Reflection
For this project, I chose to focus on controlling images and how those controlling images create racial projects and power structures that uniquely benefit non-African Americans. The reason why I focused on controlling images specifically is that I enjoy looking at the history of categories and how the boundaries of those categories are defined. It is an extension, in my eyes, of my love of etymology; after all, what are caricatures and stereotypes than a specific word used to define a thing. How the word came about and evolved is something I have always been interested in. The loosening and redefining of the boundaries that these words define is something that I find very interesting. The real-world impact of this characterization shapes history and language itself, and I wanted to see to what extent my own language and perception have been shaped by these controlling images.
With the study of the history of the various types of caricatures, we learn just why those caricatures were created to begin with. The creation of all three of them can be summed up as the result of a racial project. As Omi and Winant argued, race is arbitrary within itself, and it is with the creation of categories by which humans are split up into that a power structure is formed that benefits one group over another. The creation of these caricatures was used as a justification and a way to reinforce the power of white, Southern men during the pre-Civil War era and beyond. Of course, as caricatures, it was a wholly inaccurate representation of the actual lives of African Americans at the time and during the present day. African Americans were neither hyperviolent, lazy, nor as maternal as portrayed; nevertheless, the exaggerated depiction negatively impacted the lives of African Americans, whose effects can be felt to this day.

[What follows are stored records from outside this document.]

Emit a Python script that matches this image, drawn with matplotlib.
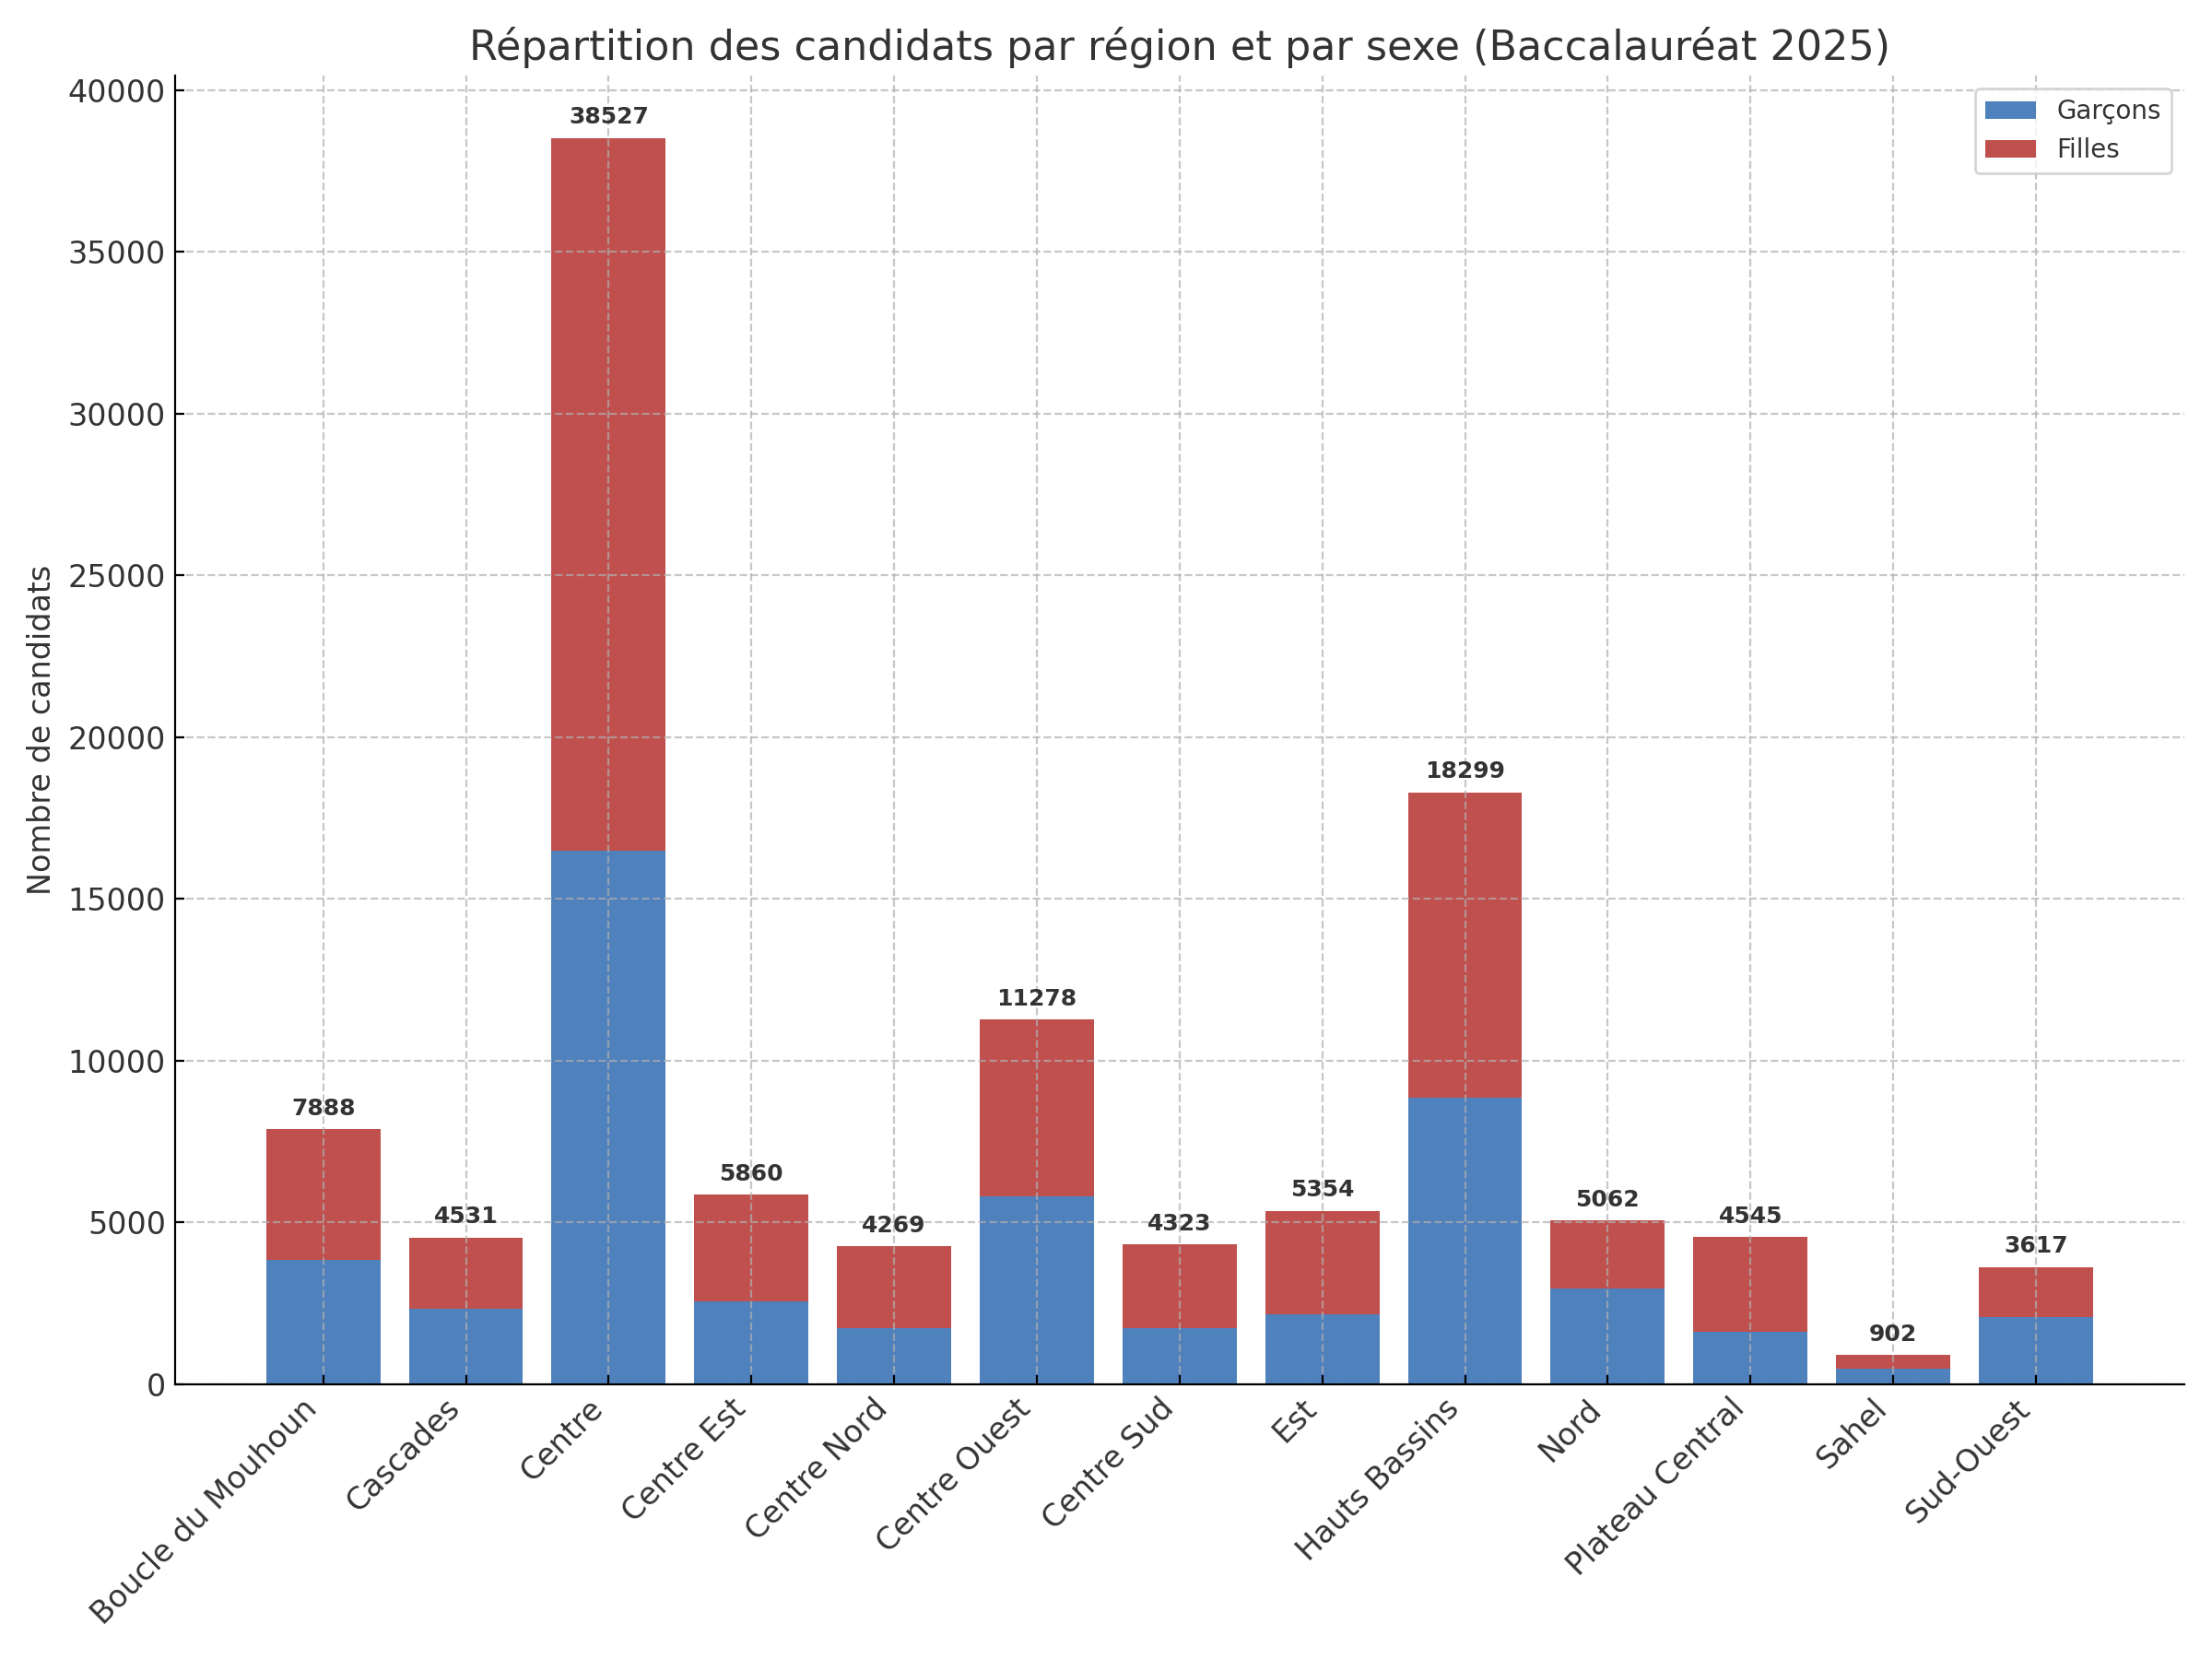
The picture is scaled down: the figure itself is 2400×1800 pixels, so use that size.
import numpy as np
import matplotlib
matplotlib.use('Agg')
import matplotlib.pyplot as plt

regions = ['Boucle du Mouhoun', 'Cascades', 'Centre', 'Centre Est', 'Centre Nord',
           'Centre Ouest', 'Centre Sud', 'Est', 'Hauts Bassins', 'Nord',
           'Plateau Central', 'Sahel', 'Sud-Ouest']
totaux = [7888, 4531, 38527, 5860, 4269, 11278, 4323, 5354, 18299, 5062, 4545, 902, 3617]
garcons = [3850, 2330, 16500, 2550, 1735, 5800, 1735, 2150, 8850, 2950, 1625, 480, 2080]
filles = [t - g for t, g in zip(totaux, garcons)]

gris = '#333333'
plt.rcParams['text.color'] = gris
plt.rcParams['axes.labelcolor'] = gris
plt.rcParams['xtick.labelcolor'] = gris
plt.rcParams['ytick.labelcolor'] = gris

fig, ax = plt.subplots(figsize=(12, 9), dpi=200)
x = np.arange(len(regions))
ax.bar(x, garcons, width=0.8, color='#4F81BD', label='Garçons')
ax.bar(x, filles, width=0.8, bottom=garcons, color='#C0504D', label='Filles')

for i, t in enumerate(totaux):
    ax.text(x[i], t + 300, str(t), ha='center', va='bottom', fontsize=9, fontweight='bold', color=gris)

ax.set_xticks(x)
ax.set_xticklabels(regions, rotation=45, ha='right', fontsize=12)
ax.tick_params(axis='y', labelsize=12)
ax.tick_params(direction='in')
ax.set_ylabel('Nombre de candidats', fontsize=12)
ax.set_title('Répartition des candidats par région et par sexe (Baccalauréat 2025)', fontsize=16)
ax.grid(True, linestyle='--', alpha=0.7)
ax.spines['top'].set_visible(False)
ax.spines['right'].set_visible(False)
ax.legend(fontsize=10)

plt.subplots_adjust(left=0.079, right=0.9875, bottom=0.1656, top=0.9544)
plt.savefig('out.png')
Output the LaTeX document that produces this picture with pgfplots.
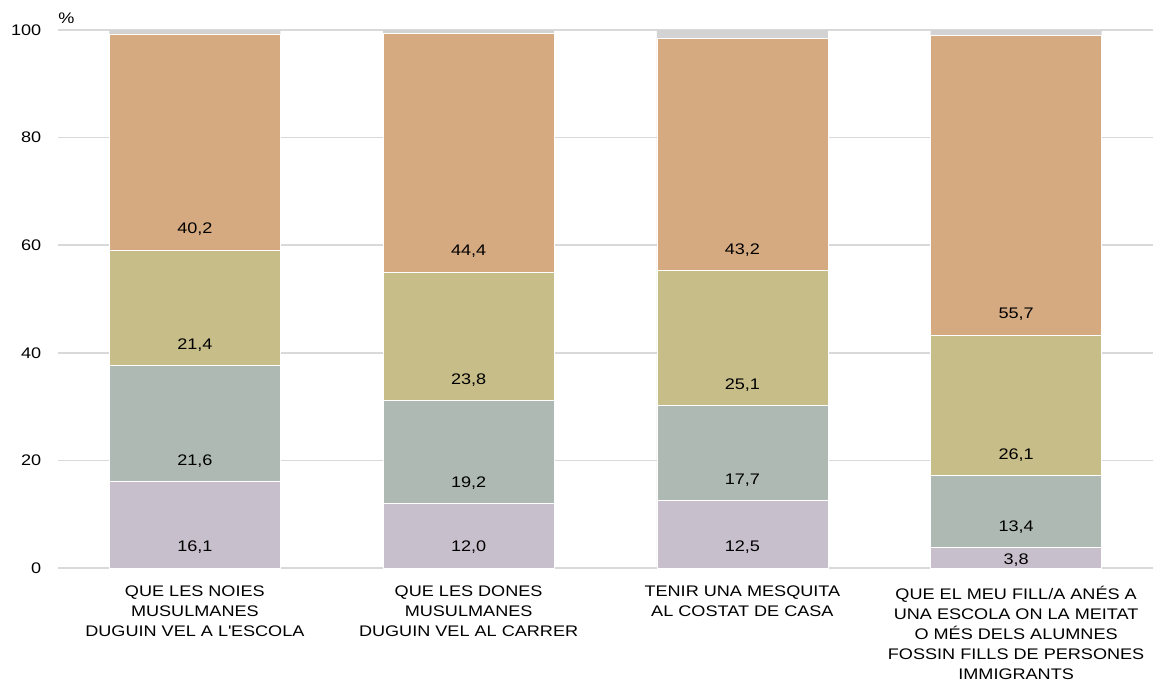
\documentclass[border=0pt]{standalone}
\usepackage{fontspec}
\setmainfont{Liberation Sans}[FakeStretch=1.18]
\usepackage{pgfplots}
\usepackage{pgfplotstable}
\pgfplotsset{compat=1.18}
\definecolor{cPur}{HTML}{C7BFCC}
\definecolor{cGrn}{HTML}{ADB9B2}
\definecolor{cOli}{HTML}{C6BD89}
\definecolor{cOra}{HTML}{D6AA81}
\definecolor{cGry}{HTML}{D3D3D3}
\definecolor{cGrid}{HTML}{D9D9D9}
% value labels: category, segment value, label height (segment base + offset)
\pgfplotstableread{
x val pos
0 16.1 3.8
1 12.0 3.8
2 12.5 3.8
3 3.8  1.5
0 21.6 19.9
1 19.2 15.8
2 17.7 16.3
3 13.4 7.6
0 21.4 41.5
1 23.8 35.0
2 25.1 34.0
3 26.1 21.0
0 40.2 62.9
1 44.4 58.8
2 43.2 59.1
3 55.7 47.1
}\labeltable
\begin{document}
\begin{tikzpicture}
\begin{axis}[
  name=ax,
  scale only axis, width=821.25pt, height=403.5pt,
  ybar stacked, bar width=128.25pt,
  xmin=-0.5, xmax=3.5, ymin=0, ymax=100,
  axis line style={draw=none},
  major tick length=0pt,
  ymajorgrids, grid style={cGrid, line width=1.1pt},
  ytick={0,20,40,60,80,100},
  xtick={0,1,2,3},
  xticklabels={
    {QUE LES NOIES\\MUSULMANES\\DUGUIN VEL A L\textquotesingle ESCOLA},
    {QUE LES DONES\\MUSULMANES\\DUGUIN VEL AL CARRER},
    {TENIR UNA MESQUITA\\AL COSTAT DE CASA},
    {QUE EL MEU FILL/A ANÉS A\\UNA ESCOLA ON LA MEITAT\\O MÉS DELS ALUMNES\\FOSSIN FILLS DE PERSONES\\IMMIGRANTS}},
  tick label style={font=\fontsize{11.5}{15}\selectfont},
  /pgf/number format/assume math mode=true,
  xticklabel style={align=center, anchor=north, yshift=-10pt},
  yticklabel style={anchor=east, xshift=-9pt},
  every axis plot/.append style={draw=white, line width=0.4pt},
  clip=false,
]
\addplot[fill=cPur] coordinates {(0,16.1) (1,12.0) (2,12.5) (3,3.8)};
\addplot[fill=cGrn] coordinates {(0,21.6) (1,19.2) (2,17.7) (3,13.4)};
\addplot[fill=cOli] coordinates {(0,21.4) (1,23.8) (2,25.1) (3,26.1)};
\addplot[fill=cOra] coordinates {(0,40.2) (1,44.4) (2,43.2) (3,55.7)};
\addplot[fill=cGry, draw=none] coordinates {(0,0.7) (1,0.6) (2,1.5) (3,1.0)};
\node[font=\fontsize{11.5}{14}\selectfont] at (rel axis cs:0,1) [xshift=6.4pt, yshift=9pt] {\%};
\end{axis}
\begin{axis}[
  at={(ax.south west)}, anchor=south west,
  scale only axis, width=821.25pt, height=403.5pt,
  xmin=-0.5, xmax=3.5, ymin=0, ymax=100,
  hide axis, clip=false,
  /pgf/number format/assume math mode=true,
]
\addplot[draw=none, mark=none,
  nodes near coords={\pgfmathprintnumber[fixed,fixed zerofill,precision=1,use comma]{\pgfplotspointmeta}},
  point meta=explicit,
  every node near coord/.style={anchor=center, font=\fontsize{11.5}{14}\selectfont, text=black, inner sep=0pt},
] table[x=x, y=pos, meta=val] {\labeltable};
\end{axis}
\pgfresetboundingbox
\path (ax.south west) ++(-43.5pt,-86.25pt) rectangle ([yshift=22.5pt]ax.north east);
\end{tikzpicture}
\end{document}
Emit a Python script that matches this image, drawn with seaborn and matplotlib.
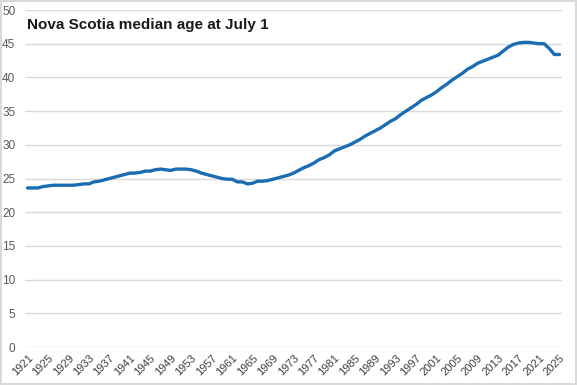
import matplotlib
matplotlib.use("Agg")
import matplotlib.pyplot as plt
import seaborn as sns
import pandas as pd

years = list(range(1921, 2026))
median_age = [
    23.6, 23.6, 23.6, 23.8, 23.9, 24.0, 24.0, 24.0, 24.0, 24.0,  # 1921-1930
    24.1, 24.2, 24.2, 24.5, 24.6, 24.8, 25.0, 25.2, 25.4, 25.6,  # 1931-1940
    25.8, 25.8, 25.9, 26.1, 26.1, 26.3, 26.4, 26.3, 26.2, 26.4,  # 1941-1950
    26.4, 26.4, 26.3, 26.1, 25.8, 25.6, 25.4, 25.2, 25.0, 24.9,  # 1951-1960
    24.9, 24.5, 24.5, 24.2, 24.3, 24.6, 24.6, 24.7, 24.9, 25.1,  # 1961-1970
    25.3, 25.5, 25.8, 26.2, 26.6, 26.9, 27.3, 27.8, 28.1, 28.5,  # 1971-1980
    29.1, 29.4, 29.7, 30.0, 30.4, 30.8, 31.3, 31.7, 32.1, 32.5,  # 1981-1990
    33.0, 33.5, 33.9, 34.5, 35.0, 35.5, 36.0, 36.6, 37.0, 37.4,  # 1991-2000
    37.9, 38.5, 39.0, 39.6, 40.1, 40.6, 41.2, 41.6, 42.1, 42.4,  # 2001-2010
    42.7, 43.0, 43.3, 43.9, 44.5, 44.9, 45.1, 45.2, 45.2, 45.1,  # 2011-2020
    45.0, 45.0, 44.3, 43.4, 43.4,                                # 2021-2025
]
tick_years = list(range(1921, 2026, 4))
y_ticks = list(range(0, 51, 5))
title = "Nova Scotia median age at July 1"

df = pd.DataFrame({"year": years, "age": median_age})

sns.set_style("white")
plt.rcParams["font.family"] = ["Liberation Sans", "DejaVu Sans"]

fig = plt.figure(figsize=(5.77, 3.85), dpi=100)
fig.patch.set_edgecolor("#d9d9d9")
fig.patch.set_linewidth(1.5)
ax = fig.add_axes([0.0433, 0.0987, 0.9307, 0.8753])

sns.lineplot(data=df, x="year", y="age", color="#1b6db3", linewidth=2.4, ax=ax)

ax.set_xlim(1920.5, 2025.5)
ax.set_ylim(0, 50)
ax.set_yticks(y_ticks)
ax.set_xticks(tick_years)
ax.set_xticklabels([str(y) for y in tick_years], rotation=45, ha="right",
                   rotation_mode="anchor", fontsize=8, color="#404040")
ax.set_yticklabels([str(v) for v in y_ticks], fontsize=8.5, color="#595959")
ax.tick_params(axis="x", length=0, pad=4)
ax.tick_params(axis="y", length=0, pad=7)
ax.grid(axis="y", color="#d9d9d9", linewidth=1)
ax.set_axisbelow(True)
for s in ax.spines.values():
    s.set_visible(False)
ax.set_xlabel("")
ax.set_ylabel("")

ax.text(0.003, 0.955, title, transform=ax.transAxes, fontsize=11,
        fontweight="bold", color="#1a1a1a", va="center", ha="left")

fig.savefig("out.png", dpi=100)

One of the most important things I learned during the research and creation of this project is that the power held within controlling images is profound. What might seem to be a simple mischaracterization can quickly spiral into a whirlpool that sucks in everybody into believing a lie. The coon, and how African Americans are believed to be lazy, for example, is easily disproved through observation and statistics; nevertheless, as mentioned on the page featuring the caricature, a great many people to this day still believe them to be taking advantage of the welfare system. Just how pervasive a thought could simply be through the constant depiction of it is quite frightening at a higher glance.